WORK TO DO –
Extract the lines that hold the string "matplotlib".

DATA SECTION –
------

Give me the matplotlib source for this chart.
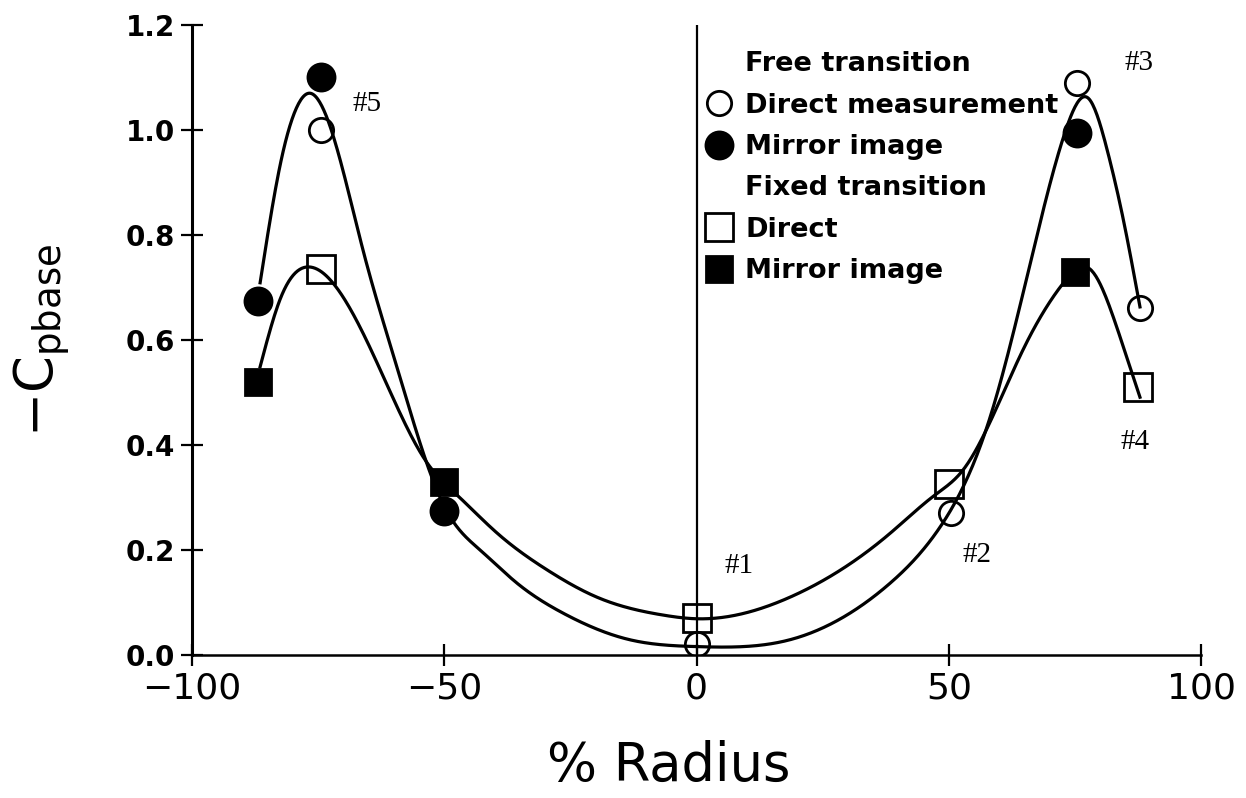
import numpy as np
import matplotlib
matplotlib.use("Agg")
import matplotlib.pyplot as plt
from matplotlib.lines import Line2D

# measured points (% radius, -Cp base)
free_direct_x = [-74.5, 0, 50.5, 75.5, 88]
free_direct_y = [1.0, 0.02, 0.27, 1.09, 0.66]
free_mirror_x = [-87, -74.5, -50, 75.5]
free_mirror_y = [0.675, 1.10, 0.275, 0.995]
fixed_direct_x = [-74.5, 0, 50, 87.5]
fixed_direct_y = [0.735, 0.07, 0.325, 0.51]
fixed_mirror_x = [-87, -50, 75]
fixed_mirror_y = [0.52, 0.33, 0.73]

# fitted curves
free_fit_x = [-86.5, -82.6, -79.2, -76.6, -72.6, -66.1, -59.4, -50, -42.9, -35.6, -26.5, -13.2, 0,
              18.5, 38.4, 48.3, 58.2, 66.0, 73.2, 77.6, 81.4, 84.5, 87.9]
free_fit_y = [0.709, 0.93, 1.044, 1.07, 1.006, 0.771, 0.549, 0.283, 0.2, 0.137, 0.080, 0.029, 0.016,
              0.029, 0.137, 0.244, 0.453, 0.74, 1.0, 1.061, 0.962, 0.834, 0.663]
fixed_fit_x = [-86.5, -82.6, -76.6, -72.1, -61.5, -53.4, -47.5, -39.5, -29.6, -19.7, -6.6, 0,
               18.5, 38.4, 47.3, 52.8, 64.7, 73.0, 78.0, 82.6, 85.9, 87.9]
fixed_fit_y = [0.549, 0.676, 0.739, 0.709, 0.518, 0.366, 0.305, 0.232, 0.162, 0.110, 0.076, 0.069,
               0.11, 0.232, 0.305, 0.352, 0.581, 0.712, 0.735, 0.644, 0.549, 0.491]

# point labels
tag_text = ['#1', '#2', '#3', '#4', '#5']
tag_x = [8.5, 55.5, 87.7, 87.0, -65.3]
tag_y = [0.17, 0.19, 1.128, 0.405, 1.05]


def smooth(xk, yk, n=800):
    # natural cubic spline through the fit points
    xk = np.asarray(xk, float)
    yk = np.asarray(yk, float)
    m = len(xk)
    h = np.diff(xk)
    A = np.zeros((m, m))
    r = np.zeros(m)
    A[0, 0] = A[-1, -1] = 1
    for i in range(1, m - 1):
        A[i, i - 1] = h[i - 1]
        A[i, i] = 2 * (h[i - 1] + h[i])
        A[i, i + 1] = h[i]
        r[i] = 6 * ((yk[i + 1] - yk[i]) / h[i] - (yk[i] - yk[i - 1]) / h[i - 1])
    M = np.linalg.solve(A, r)
    xs = np.linspace(xk[0], xk[-1], n)
    j = np.clip(np.searchsorted(xk, xs) - 1, 0, m - 2)
    t0 = xk[j + 1] - xs
    t1 = xs - xk[j]
    hj = h[j]
    ys = (M[j] * t0 ** 3 + M[j + 1] * t1 ** 3) / (6 * hj) \
        + (yk[j] / hj - M[j] * hj / 6) * t0 + (yk[j + 1] / hj - M[j + 1] * hj / 6) * t1
    return xs, ys


fig = plt.figure(figsize=(12.46, 7.98), dpi=100)
ax = fig.add_axes([0.1541, 0.1792, 0.8098, 0.7895])

lw = 2.3
ax.plot(*smooth(free_fit_x, free_fit_y), color='black', lw=lw, zorder=2)
ax.plot(*smooth(fixed_fit_x, fixed_fit_y), color='black', lw=lw, zorder=2)
ax.axvline(0, color='black', lw=1.6, zorder=1)

mew = 2.0
ax.plot(free_direct_x, free_direct_y, 'o', ms=17.5, mfc='none', mec='black', mew=mew, zorder=3)
ax.plot(free_mirror_x, free_mirror_y, 'o', ms=19.5, mfc='black', mec='black', mew=mew, zorder=3)
ax.plot(fixed_direct_x, fixed_direct_y, 's', ms=20, mfc='none', mec='black', mew=mew, zorder=3)
ax.plot(fixed_mirror_x, fixed_mirror_y, 's', ms=19, mfc='black', mec='black', mew=mew, zorder=3)

for t, x, y in zip(tag_text, tag_x, tag_y):
    ax.text(x, y, t, fontsize=21, family='Liberation Serif', ha='center', va='center')

ax.set_xlim(-100, 100)
ax.set_ylim(0, 1.2)
ax.set_xticks([-100, -50, 0, 50, 100])
ax.set_xticklabels(['\u2212100', '\u221250', '0', '50', '100'])
ax.set_yticks([0.0, 0.2, 0.4, 0.6, 0.8, 1.0, 1.2])
ax.set_yticklabels(['0.0', '0.2', '0.4', '0.6', '0.8', '1.0', '1.2'])
ax.tick_params(axis='x', direction='inout', length=16, width=1.6, labelsize=26, pad=4)
ax.tick_params(axis='y', direction='inout', length=16, width=1.6, labelsize=20, pad=4)
for lab in ax.get_yticklabels():
    lab.set_fontweight('bold')

for s in ['top', 'right']:
    ax.spines[s].set_visible(False)
ax.spines['left'].set_linewidth(2.2)
ax.spines['bottom'].set_linewidth(1.8)

ax.set_xlabel('% Radius', fontsize=38)
ax.xaxis.set_label_coords(0.472, -0.135)
ax.xaxis.label.set_verticalalignment('top')
ax.set_ylabel(r'$\mathregular{-C_{pbase}}$', fontsize=38, labelpad=38)

blank = Line2D([], [], linestyle='none')
handles = [
    blank,
    Line2D([], [], linestyle='none', marker='o', ms=17.5, mfc='none', mec='black', mew=mew),
    Line2D([], [], linestyle='none', marker='o', ms=19.5, mfc='black', mec='black', mew=mew),
    blank,
    Line2D([], [], linestyle='none', marker='s', ms=20, mfc='none', mec='black', mew=mew),
    Line2D([], [], linestyle='none', marker='s', ms=19, mfc='black', mec='black', mew=mew),
]
labels = ['Free transition', 'Direct measurement', 'Mirror image',
          'Fixed transition', 'Direct', 'Mirror image']
ax.legend(handles, labels, loc='upper left', bbox_to_anchor=(0.4955, 0.98),
          frameon=False, borderpad=0, handlelength=1.0, handletextpad=0.47,
          labelspacing=0.57, prop={'size': 19.5, 'weight': 'bold'})

fig.savefig('out.png', dpi=100)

------

FULL SOLUTION –
Give me the matplotlib source for this chart.
import matplotlib
matplotlib.use("Agg")
import matplotlib.pyplot as plt
from matplotlib.lines import Line2D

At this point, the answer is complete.